EXERCISE → Drop the pictures and give back word for word the lines from the line holding "What Plotly code" to the line holding "import plotly.graph_objects as go", both included.

EXTRACTED INFORMATION →
▼
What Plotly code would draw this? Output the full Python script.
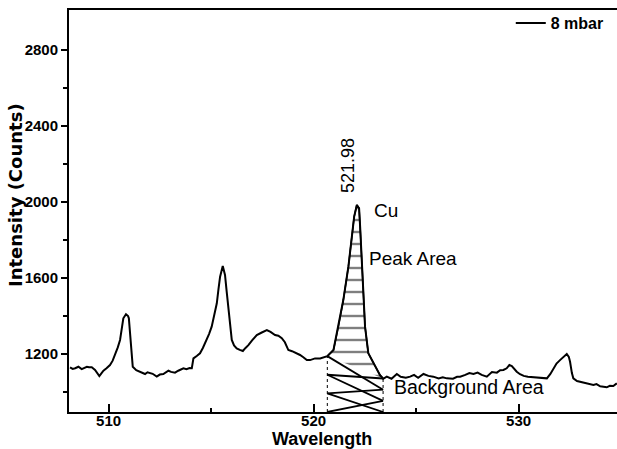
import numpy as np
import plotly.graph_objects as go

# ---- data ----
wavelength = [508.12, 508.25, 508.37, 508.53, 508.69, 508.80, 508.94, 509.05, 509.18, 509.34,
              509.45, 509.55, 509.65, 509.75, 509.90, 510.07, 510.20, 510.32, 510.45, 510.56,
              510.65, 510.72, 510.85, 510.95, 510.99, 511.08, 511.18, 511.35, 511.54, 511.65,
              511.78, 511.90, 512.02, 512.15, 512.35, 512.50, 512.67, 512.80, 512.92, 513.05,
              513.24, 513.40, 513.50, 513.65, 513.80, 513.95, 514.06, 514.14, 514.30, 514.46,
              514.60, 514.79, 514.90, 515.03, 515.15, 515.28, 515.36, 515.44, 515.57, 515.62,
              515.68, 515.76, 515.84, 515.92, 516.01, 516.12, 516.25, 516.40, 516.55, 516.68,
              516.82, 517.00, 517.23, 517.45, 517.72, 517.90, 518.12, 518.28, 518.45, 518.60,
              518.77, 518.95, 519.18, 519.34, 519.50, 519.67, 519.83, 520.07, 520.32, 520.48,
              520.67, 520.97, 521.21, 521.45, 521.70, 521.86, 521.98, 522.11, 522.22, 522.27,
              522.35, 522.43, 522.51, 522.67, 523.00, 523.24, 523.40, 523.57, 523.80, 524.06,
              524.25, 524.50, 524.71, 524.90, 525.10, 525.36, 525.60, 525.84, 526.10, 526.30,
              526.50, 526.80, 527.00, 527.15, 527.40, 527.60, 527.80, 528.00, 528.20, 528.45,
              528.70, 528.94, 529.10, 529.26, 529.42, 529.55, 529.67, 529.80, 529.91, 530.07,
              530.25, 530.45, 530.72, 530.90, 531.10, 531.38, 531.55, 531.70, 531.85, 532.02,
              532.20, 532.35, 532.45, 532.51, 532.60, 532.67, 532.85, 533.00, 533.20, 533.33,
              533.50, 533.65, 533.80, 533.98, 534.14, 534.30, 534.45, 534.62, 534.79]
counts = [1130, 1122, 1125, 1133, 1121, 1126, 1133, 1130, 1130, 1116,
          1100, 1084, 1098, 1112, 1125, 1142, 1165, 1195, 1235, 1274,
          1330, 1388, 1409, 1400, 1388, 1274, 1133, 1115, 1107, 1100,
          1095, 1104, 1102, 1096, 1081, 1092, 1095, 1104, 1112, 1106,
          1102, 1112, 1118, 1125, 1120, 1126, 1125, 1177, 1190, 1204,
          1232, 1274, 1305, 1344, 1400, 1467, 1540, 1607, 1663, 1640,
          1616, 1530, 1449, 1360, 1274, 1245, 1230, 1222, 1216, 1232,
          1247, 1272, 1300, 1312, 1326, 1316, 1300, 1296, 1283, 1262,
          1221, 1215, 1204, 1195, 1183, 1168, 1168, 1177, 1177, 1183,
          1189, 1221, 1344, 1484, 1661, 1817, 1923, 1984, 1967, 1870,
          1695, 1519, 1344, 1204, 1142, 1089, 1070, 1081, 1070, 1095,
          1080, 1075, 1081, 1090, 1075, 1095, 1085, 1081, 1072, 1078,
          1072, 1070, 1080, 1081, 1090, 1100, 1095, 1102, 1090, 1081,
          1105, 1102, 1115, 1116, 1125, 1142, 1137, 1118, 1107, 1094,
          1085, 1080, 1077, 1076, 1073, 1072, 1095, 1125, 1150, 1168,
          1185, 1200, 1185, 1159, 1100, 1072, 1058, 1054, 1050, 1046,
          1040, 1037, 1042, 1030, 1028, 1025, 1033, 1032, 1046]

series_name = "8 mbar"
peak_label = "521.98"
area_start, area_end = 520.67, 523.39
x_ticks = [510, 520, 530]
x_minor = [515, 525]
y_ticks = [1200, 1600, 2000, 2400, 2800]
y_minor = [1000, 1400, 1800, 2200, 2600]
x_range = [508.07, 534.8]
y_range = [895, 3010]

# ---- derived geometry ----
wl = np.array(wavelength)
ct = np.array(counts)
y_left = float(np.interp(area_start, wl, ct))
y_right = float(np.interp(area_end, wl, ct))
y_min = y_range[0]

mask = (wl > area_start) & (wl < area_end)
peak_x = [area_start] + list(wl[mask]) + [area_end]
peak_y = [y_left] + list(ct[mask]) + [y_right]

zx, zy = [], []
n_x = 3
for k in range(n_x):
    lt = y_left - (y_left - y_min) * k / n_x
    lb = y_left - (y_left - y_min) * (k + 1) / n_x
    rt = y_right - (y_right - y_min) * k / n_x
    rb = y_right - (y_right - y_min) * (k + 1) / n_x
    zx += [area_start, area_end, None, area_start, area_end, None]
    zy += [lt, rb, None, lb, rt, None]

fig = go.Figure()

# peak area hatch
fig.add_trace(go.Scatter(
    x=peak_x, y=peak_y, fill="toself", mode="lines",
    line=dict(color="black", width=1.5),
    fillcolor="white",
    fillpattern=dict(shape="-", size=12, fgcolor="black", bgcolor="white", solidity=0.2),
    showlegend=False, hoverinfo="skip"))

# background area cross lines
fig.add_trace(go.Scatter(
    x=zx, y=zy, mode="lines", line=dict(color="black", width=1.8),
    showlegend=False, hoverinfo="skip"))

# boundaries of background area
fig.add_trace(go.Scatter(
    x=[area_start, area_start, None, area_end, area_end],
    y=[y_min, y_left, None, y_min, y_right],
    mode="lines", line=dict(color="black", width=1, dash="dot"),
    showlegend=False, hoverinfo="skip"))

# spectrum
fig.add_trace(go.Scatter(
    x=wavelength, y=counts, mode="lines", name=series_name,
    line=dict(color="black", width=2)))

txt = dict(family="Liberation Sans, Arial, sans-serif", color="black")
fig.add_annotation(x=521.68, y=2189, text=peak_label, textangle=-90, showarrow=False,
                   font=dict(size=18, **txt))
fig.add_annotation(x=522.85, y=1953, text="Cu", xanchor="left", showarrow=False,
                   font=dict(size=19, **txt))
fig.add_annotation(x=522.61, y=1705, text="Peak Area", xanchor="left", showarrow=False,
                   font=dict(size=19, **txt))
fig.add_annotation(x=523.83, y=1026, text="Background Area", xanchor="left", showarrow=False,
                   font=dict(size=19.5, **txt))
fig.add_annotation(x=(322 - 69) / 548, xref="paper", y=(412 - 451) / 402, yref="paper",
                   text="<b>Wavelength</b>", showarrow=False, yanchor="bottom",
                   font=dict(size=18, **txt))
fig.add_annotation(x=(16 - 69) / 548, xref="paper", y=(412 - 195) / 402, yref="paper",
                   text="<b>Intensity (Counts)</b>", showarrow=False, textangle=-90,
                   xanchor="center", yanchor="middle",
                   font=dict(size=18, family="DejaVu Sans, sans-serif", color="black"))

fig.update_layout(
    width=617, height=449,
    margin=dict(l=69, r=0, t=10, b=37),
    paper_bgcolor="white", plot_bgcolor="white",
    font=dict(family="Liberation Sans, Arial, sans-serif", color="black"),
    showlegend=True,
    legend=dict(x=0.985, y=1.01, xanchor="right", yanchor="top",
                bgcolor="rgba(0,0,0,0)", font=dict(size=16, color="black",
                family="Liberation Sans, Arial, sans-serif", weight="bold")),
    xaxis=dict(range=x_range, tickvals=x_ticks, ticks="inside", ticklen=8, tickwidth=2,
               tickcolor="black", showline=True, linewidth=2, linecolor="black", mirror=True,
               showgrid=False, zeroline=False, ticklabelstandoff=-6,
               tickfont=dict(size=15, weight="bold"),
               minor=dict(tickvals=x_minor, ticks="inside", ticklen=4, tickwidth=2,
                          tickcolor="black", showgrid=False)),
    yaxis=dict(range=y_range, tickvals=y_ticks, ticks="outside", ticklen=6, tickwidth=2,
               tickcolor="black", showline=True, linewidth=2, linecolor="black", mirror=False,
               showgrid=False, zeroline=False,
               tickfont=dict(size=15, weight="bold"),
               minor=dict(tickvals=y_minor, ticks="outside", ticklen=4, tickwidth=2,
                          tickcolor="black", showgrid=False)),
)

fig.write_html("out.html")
▲
▼
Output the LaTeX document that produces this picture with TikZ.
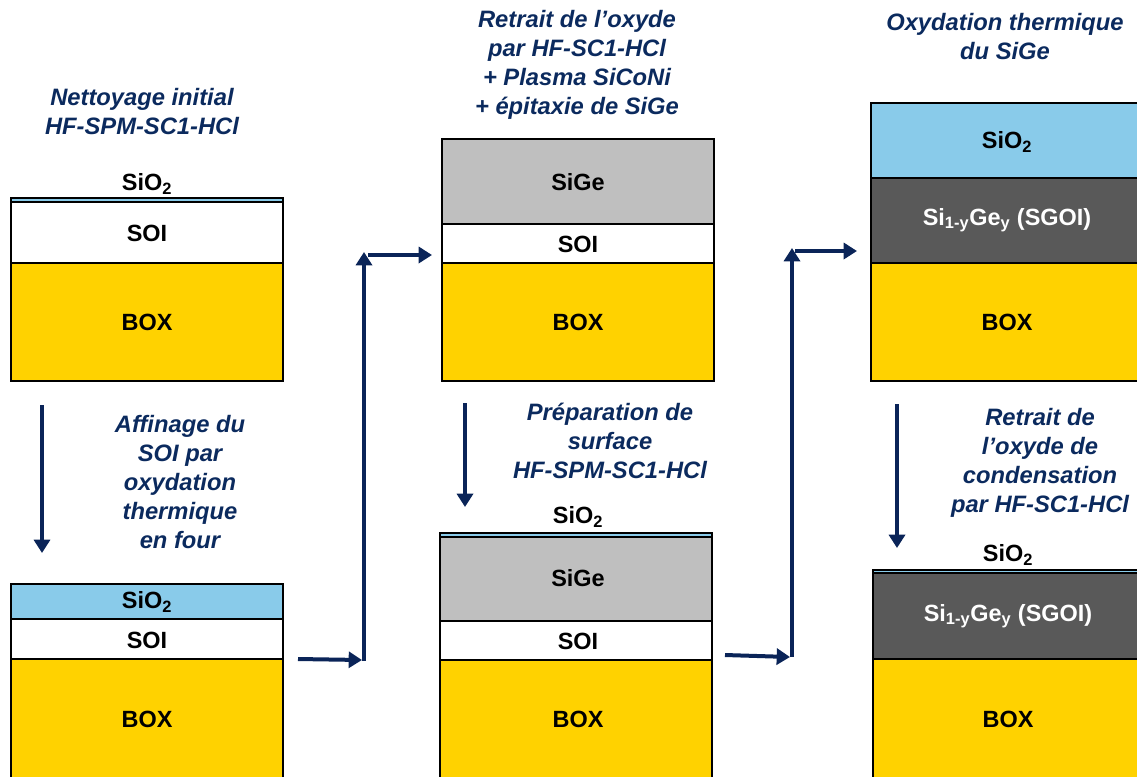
▲
PROBLEM SOLUTION →
What Plotly code would draw this? Output the full Python script.
import numpy as np
import plotly.graph_objects as go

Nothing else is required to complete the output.